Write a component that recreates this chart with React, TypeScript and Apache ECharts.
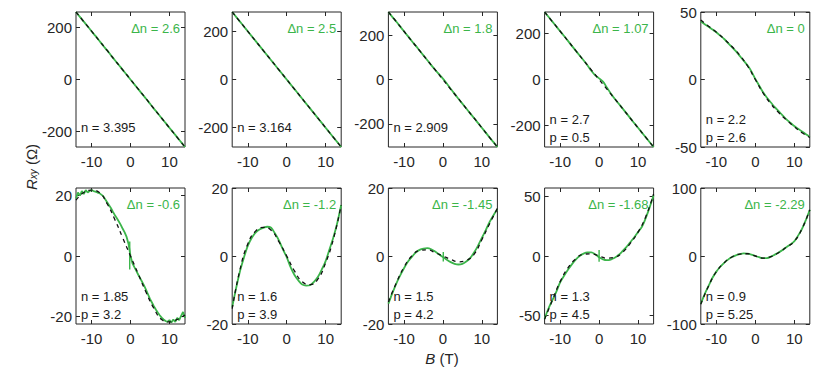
import React, { useEffect, useRef } from 'react';
import * as echarts from 'echarts';

// Magnetic field grids (T)
const B_STEP1 = [-14, -13, -12, -11, -10, -9, -8, -7, -6, -5, -4, -3, -2, -1, 0, 1, 2, 3, 4, 5, 6, 7, 8, 9, 10, 11, 12, 13, 14];
const B_STEP2 = [-14, -12, -10, -8, -6, -4, -2, 0, 2, 4, 6, 8, 10, 12, 14];
const B_HALF = [-14, -13.5, -13, -12.5, -12, -11.5, -11, -10.5, -10, -9.5, -9, -8.5, -8, -7.5, -7, -6.5, -6, -5.5, -5, -4.5, -4, -3.5, -3, -2.5, -2, -1.5, -1, -0.5, 0, 0.5, 1, 1.5, 2, 2.5, 3, 3.5, 4, 4.5, 5, 5.5, 6, 6.5, 7, 7.5, 8, 8.5, 9, 9.5, 10, 10.5, 11, 11.5, 12, 12.5, 13, 13.5, 14];

// Measured R_xy (Ω), green
const meas1 = [260, 241, 223, 205, 186, 168, 149, 130, 112, 93, 74, 56, 37, 19, 0, -19, -37, -56, -74, -93, -112, -130, -149, -167, -186, -204, -223, -241, -260];
const meas2 = [280, 260, 240, 220, 200, 180, 160, 140, 120, 100, 80, 60, 40, 20, 0, -20, -40, -60, -80, -100, -120, -140, -160, -180, -200, -220, -240, -260, -280];
const meas3 = [305, 283, 262, 240, 218, 196, 174, 153, 131, 109, 87, 65, 44, 24, 4, -18, -42, -65, -87, -109, -131, -153, -174, -196, -218, -240, -262, -283, -305];
const meas4 = [295, 274, 253, 232, 211, 190, 169, 147, 126, 105, 84, 62, 38, 18, 5, -9, -35, -61, -84, -105, -126, -147, -169, -190, -211, -232, -253, -274, -295];
const meas5 = [43, 41, 39, 37, 35, 32.5, 30, 27, 24, 21, 17.5, 14, 10.5, 6, 0.5, -4.5, -9.5, -13.5, -17, -20.5, -23.5, -26.5, -29.5, -32, -34.5, -36.5, -38.5, -40.5, -42.5];
const meas6 = [19, 21, 20, 21.5, 20.5, 21.8, 21, 21.5, 21.8, 21.5, 21.3, 21, 20.8, 20.3, 19.8, 18.8, 17.8, 16.8, 15.8, 14.6, 13.5, 12.5, 11.4, 10.3, 9, 7.8, 6.3, 4, 0, -2.4, -3.7, -4.9, -6.2, -7.4, -8.6, -9.8, -11.2, -12.7, -14.2, -15.4, -16.6, -17.7, -18.7, -19.6, -20.4, -21, -21.5, -21.8, -21.2, -22, -21, -21.8, -20.5, -21.2, -19.8, -18.5, -20.5];
const meas7 = [-15, -9.5, -4.5, -0.5, 3, 5.3, 6.9, 7.8, 8.3, 8.6, 8.3, 6.6, 4.6, 2, -0.3, -3.3, -5.6, -7.2, -8.4, -8.7, -8.6, -7.6, -6.2, -4, -1.5, 2, 5.5, 9.8, 15];
const meas8 = [-14, -11, -8.2, -5.8, -3.6, -1.7, -0.3, 1, 1.8, 2.2, 2.3, 2, 1.3, 0.5, -0.3, -1.1, -1.8, -2.3, -2.5, -2.3, -1.6, -0.6, 1, 3, 5.3, 7.6, 10, 12, 13.8];
const meas9 = [-52.5, -44, -37, -30, -22, -16.5, -11.5, -7, -3, 0, 2, 3, 3, 1.5, -1, -2.8, -3.5, -3, -1.5, 0.8, 4, 7.5, 11.5, 15.5, 20, 24.5, 32, 41, 51];
const meas10 = [-70, -56, -44, -32, -23, -15.8, -10, -5.3, -1.5, 1, 2.8, 3.8, 3.5, 2, 0, -1.8, -3.2, -3, -1, 2, 5.3, 9, 13, 17, 21.5, 30, 40, 53, 68];

// Short vertical glitches at B ≈ 0 in measured data
const glitch6 = [[-0.2, 4.8], [-0.2, -4.5]];
const glitch8 = [[0.1, 1.2], [0.1, -1.6]];
const glitch9 = [[0, 5], [0, -4.8]];

// Two-carrier fits (dashed, black), on B_STEP2
const fit1 = [260, 223, 186, 149, 112, 74, 37, 0, -37, -74, -112, -149, -186, -223, -260];
const fit2 = [280, 240, 200, 160, 120, 80, 40, 0, -40, -80, -120, -160, -200, -240, -280];
const fit3 = [305, 262, 218, 174, 131, 87, 44, 0, -44, -87, -131, -174, -218, -262, -305];
const fit4 = [295, 253, 211, 169, 126, 84, 42, 0, -42, -84, -126, -169, -211, -253, -295];
const fit5 = [44, 39.5, 35, 30, 24.5, 18, 10, 0, -10, -18, -24.5, -30, -35, -39.5, -43];
const fit6 = [18.5, 21, 21.8, 21, 17.3, 12, 6, 0, -6, -12, -17.3, -21, -21.8, -21, -19.5];
const fit7 = [-15.5, -4, 3.5, 7.3, 8.4, 7.6, 4.2, 0, -4.4, -7.6, -8.4, -6.8, -2, 5, 15];
const fit8 = [-13.5, -8, -3.3, 0, 1.6, 1.8, 1, 0, -1, -1.7, -1.3, 0.5, 4.8, 9.5, 14];
const fit9 = [-53, -37, -21.5, -10, -2.5, 1.5, 1.8, 0, -1.8, -1, 3, 10.5, 20, 33, 52];
const fit10 = [-71, -44, -23, -10, -1.5, 2.8, 3.3, 0, -3, -1, 5, 13, 21.5, 40, 68];

const deltaLabels = ['Δn = 2.6', 'Δn = 2.5', 'Δn = 1.8', 'Δn = 1.07', 'Δn = 0', 'Δn = -0.6', 'Δn = -1.2', 'Δn = -1.45', 'Δn = -1.68', 'Δn = -2.29'];
const carrierLabels = [
  ['n = 3.395'], ['n = 3.164'], ['n = 2.909'], ['n = 2.7', 'p = 0.5'], ['n = 2.2', 'p = 2.6'],
  ['n = 1.85', 'p = 3.2'], ['n = 1.6', 'p = 3.9'], ['n = 1.5', 'p = 4.2'], ['n = 1.3', 'p = 4.5'], ['n = 0.9', 'p = 5.25'],
];
const yLimits = [260, 280, 305, 295, 50, 22.5, 20, 20, 57, 100];
const yTickValues = [
  [-200, 0, 200], [-200, 0, 200], [-200, 0, 200], [-200, 0, 200], [-50, 0, 50],
  [-20, 0, 20], [-20, 0, 20], [-20, 0, 20], [-50, 0, 50], [-100, 0, 100],
];
const xTickValues = [-10, 0, 10];
const X_MIN = -14;
const X_MAX = 14;

const panels = [
  { b: B_STEP1, meas: meas1, fit: fit1, glitch: null },
  { b: B_STEP1, meas: meas2, fit: fit2, glitch: null },
  { b: B_STEP1, meas: meas3, fit: fit3, glitch: null },
  { b: B_STEP1, meas: meas4, fit: fit4, glitch: null },
  { b: B_STEP1, meas: meas5, fit: fit5, glitch: null },
  { b: B_HALF, meas: meas6, fit: fit6, glitch: glitch6 },
  { b: B_STEP1, meas: meas7, fit: fit7, glitch: null },
  { b: B_STEP1, meas: meas8, fit: fit8, glitch: glitch8 },
  { b: B_STEP1, meas: meas9, fit: fit9, glitch: glitch9 },
  { b: B_STEP1, meas: meas10, fit: fit10, glitch: null },
];

const GREEN = '#3bb54a';
const INK = '#262626';
const FONT = '"Liberation Sans", Arial, Helvetica, sans-serif';

export default function App() {
  const ref = useRef<HTMLDivElement>(null);
  useEffect(() => {
    if (!ref.current) return;
    const chart = echarts.init(ref.current, undefined, { renderer: 'svg' });

    const W = 109;
    const lefts = [76, 232.2, 388.4, 544.6, 700.8];
    const rows = [{ top: 12, height: 135 }, { top: 188, height: 136 }];

    const grids: any[] = [];
    const xAxes: any[] = [];
    const yAxes: any[] = [];
    const series: any[] = [];
    const graphics: any[] = [];

    panels.forEach((p, i) => {
      const col = i % 5;
      const row = rows[Math.floor(i / 5)];
      const left = lefts[col];
      grids.push({
        left, top: row.top, width: W, height: row.height,
        show: true, borderColor: INK, borderWidth: 1, backgroundColor: 'transparent',
      });
      const tick = { show: true, inside: true, length: 4, lineStyle: { color: INK, width: 1 } };
      const noLine = { show: false, onZero: false };
      xAxes.push({
        type: 'value', gridIndex: i, min: X_MIN, max: X_MAX, position: 'bottom',
        axisLine: noLine, splitLine: { show: false },
        axisTick: { ...tick, customValues: xTickValues },
        axisLabel: { customValues: xTickValues, fontSize: 15, color: INK, fontFamily: FONT, margin: 7 },
      });
      xAxes.push({
        type: 'value', gridIndex: i, min: X_MIN, max: X_MAX, position: 'top',
        axisLine: noLine, splitLine: { show: false },
        axisTick: { ...tick, customValues: xTickValues },
        axisLabel: { show: false },
      });
      const lim = yLimits[i];
      yAxes.push({
        type: 'value', gridIndex: i, min: -lim, max: lim, position: 'left',
        axisLine: noLine, splitLine: { show: false },
        axisTick: { ...tick, customValues: yTickValues[i] },
        axisLabel: { customValues: yTickValues[i], fontSize: 15, color: INK, fontFamily: FONT, margin: 4 },
      });
      yAxes.push({
        type: 'value', gridIndex: i, min: -lim, max: lim, position: 'right',
        axisLine: noLine, splitLine: { show: false },
        axisTick: { ...tick, customValues: yTickValues[i] },
        axisLabel: { show: false },
      });

      series.push({
        type: 'line', xAxisIndex: 2 * i, yAxisIndex: 2 * i,
        data: p.b.map((b, k) => [b, p.meas[k]]),
        showSymbol: false, smooth: p.b === B_HALF ? false : 0.3,
        lineStyle: { color: GREEN, width: 1.8 }, z: 2,
      });
      if (p.glitch) {
        series.push({
          type: 'line', xAxisIndex: 2 * i, yAxisIndex: 2 * i,
          data: p.glitch, showSymbol: false,
          lineStyle: { color: GREEN, width: 1.4 }, z: 2,
        });
      }
      series.push({
        type: 'line', xAxisIndex: 2 * i, yAxisIndex: 2 * i,
        data: B_STEP2.map((b, k) => [b, p.fit[k]]),
        showSymbol: false, smooth: true,
        lineStyle: { color: '#111', width: 1.3, type: [4, 4] }, z: 3,
      });

      // annotations
      graphics.push({
        type: 'text', x: left + W - 5, y: row.top + 16, z: 10,
        style: { text: deltaLabels[i], fill: GREEN, font: `13px ${FONT}`, align: 'right', verticalAlign: 'middle' },
      });
      const bottom = row.top + row.height;
      const lines = carrierLabels[i];
      if (lines.length === 1) {
        graphics.push({
          type: 'text', x: left + 5, y: bottom - 19.5, z: 10,
          style: { text: lines[0], fill: '#1a1a1a', font: `13px ${FONT}`, align: 'left', verticalAlign: 'middle' },
        });
      } else {
        graphics.push({
          type: 'text', x: left + 5, y: bottom - 27.5, z: 10,
          style: { text: lines[0], fill: '#1a1a1a', font: `13px ${FONT}`, align: 'left', verticalAlign: 'middle' },
        });
        graphics.push({
          type: 'text', x: left + 5, y: bottom - 10, z: 10,
          style: { text: lines[1], fill: '#1a1a1a', font: `13px ${FONT}`, align: 'left', verticalAlign: 'middle' },
        });
      }
    });

    // axis titles
    graphics.push({
      type: 'text', x: 31, y: 167, rotation: Math.PI / 2, z: 10,
      style: {
        text: '{i|R}{s|xy}{n| (Ω)}', align: 'center', verticalAlign: 'middle', fill: INK,
        rich: {
          i: { fontSize: 15, fontStyle: 'italic', fontFamily: FONT, fill: INK, lineHeight: 15, verticalAlign: 'top', padding: [0, 0, 2, 0] },
          s: { fontSize: 10, fontStyle: 'italic', fontFamily: FONT, fill: INK, lineHeight: 10, verticalAlign: 'bottom' },
          n: { fontSize: 15, fontFamily: FONT, fill: INK, lineHeight: 15, verticalAlign: 'top', padding: [0, 0, 2, 0] },
        },
      },
    });
    graphics.push({
      type: 'text', x: 442, y: 358, z: 10,
      style: {
        text: '{i|B}{n| (T)}', align: 'center', verticalAlign: 'middle', fill: INK,
        rich: {
          i: { fontSize: 15, fontStyle: 'italic', fontFamily: FONT, fill: INK },
          n: { fontSize: 15, fontFamily: FONT, fill: INK },
        },
      },
    });

    chart.setOption({
      animation: false,
      backgroundColor: '#ffffff',
      grid: grids,
      xAxis: xAxes,
      yAxis: yAxes,
      series,
      graphic: graphics,
    });
    return () => chart.dispose();
  }, []);

  return <div ref={ref} style={{ position: 'absolute', left: 0, top: 0, width: 830, height: 372 }} />;
}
----
GIVEN REQUEST:
Omit the pictures, then repeat exactly each line from the beginning of the listing through the line with "13, 13.5, 14];".

RESULT OF THIS TASK:
Write a component that recreates this chart with React, TypeScript and Apache ECharts.
import React, { useEffect, useRef } from 'react';
import * as echarts from 'echarts';

// Magnetic field grids (T)
const B_STEP1 = [-14, -13, -12, -11, -10, -9, -8, -7, -6, -5, -4, -3, -2, -1, 0, 1, 2, 3, 4, 5, 6, 7, 8, 9, 10, 11, 12, 13, 14];
const B_STEP2 = [-14, -12, -10, -8, -6, -4, -2, 0, 2, 4, 6, 8, 10, 12, 14];
const B_HALF = [-14, -13.5, -13, -12.5, -12, -11.5, -11, -10.5, -10, -9.5, -9, -8.5, -8, -7.5, -7, -6.5, -6, -5.5, -5, -4.5, -4, -3.5, -3, -2.5, -2, -1.5, -1, -0.5, 0, 0.5, 1, 1.5, 2, 2.5, 3, 3.5, 4, 4.5, 5, 5.5, 6, 6.5, 7, 7.5, 8, 8.5, 9, 9.5, 10, 10.5, 11, 11.5, 12, 12.5, 13, 13.5, 14];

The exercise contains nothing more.